Jeri Bidinger May 23, 2014 - 5:37 am

What will I notice today?

We’ve been hectic and on the road attending to a big project for a new ministry. Yesterday, having come home at 4am, we wandered our small Turkish town for errands and visiting and were found by our Turkish “granddaughter” who took our hands and pulled us to the restaurant where her mom works, and right into the kitchen. We then wandered to another restaurant to enjoy the ambiance of the pedestrian area–the children at play in the square, the other friends who walked by and stopped to chat, and good conversation with our Turkish “son.” And so it went–noticing people, art, and the quality of shade and breeze on a warm day.

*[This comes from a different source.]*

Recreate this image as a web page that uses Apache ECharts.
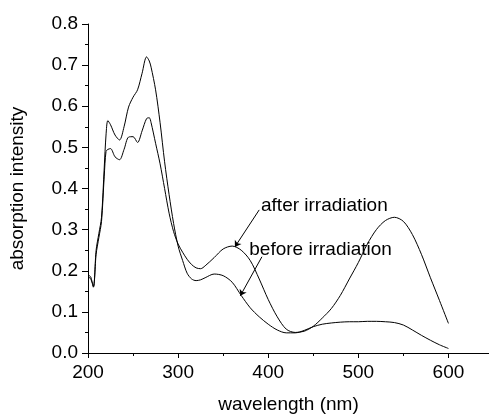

This morning I walked our garden to dead-head, prune, and savor the wild growth of the season. Tiny grapes, olives and pomegranates, the peach tree finally waking up, and the last of the Seville oranges begging to be gathered from the tree’s top where I can’t reach. The young roosters next door, hatched earlier in the spring, have learned to crow. The paint on the ironwork has cured and we can re-string clotheslines and re-trellis the grapevines. Later I walked to the open window to answer my neighbor’s call from her balcony, and we chatted our news.

Today I notice, after crazy days of hard work adventures in the traffic of huge, crowded cities, the delights and blessings of simple village life.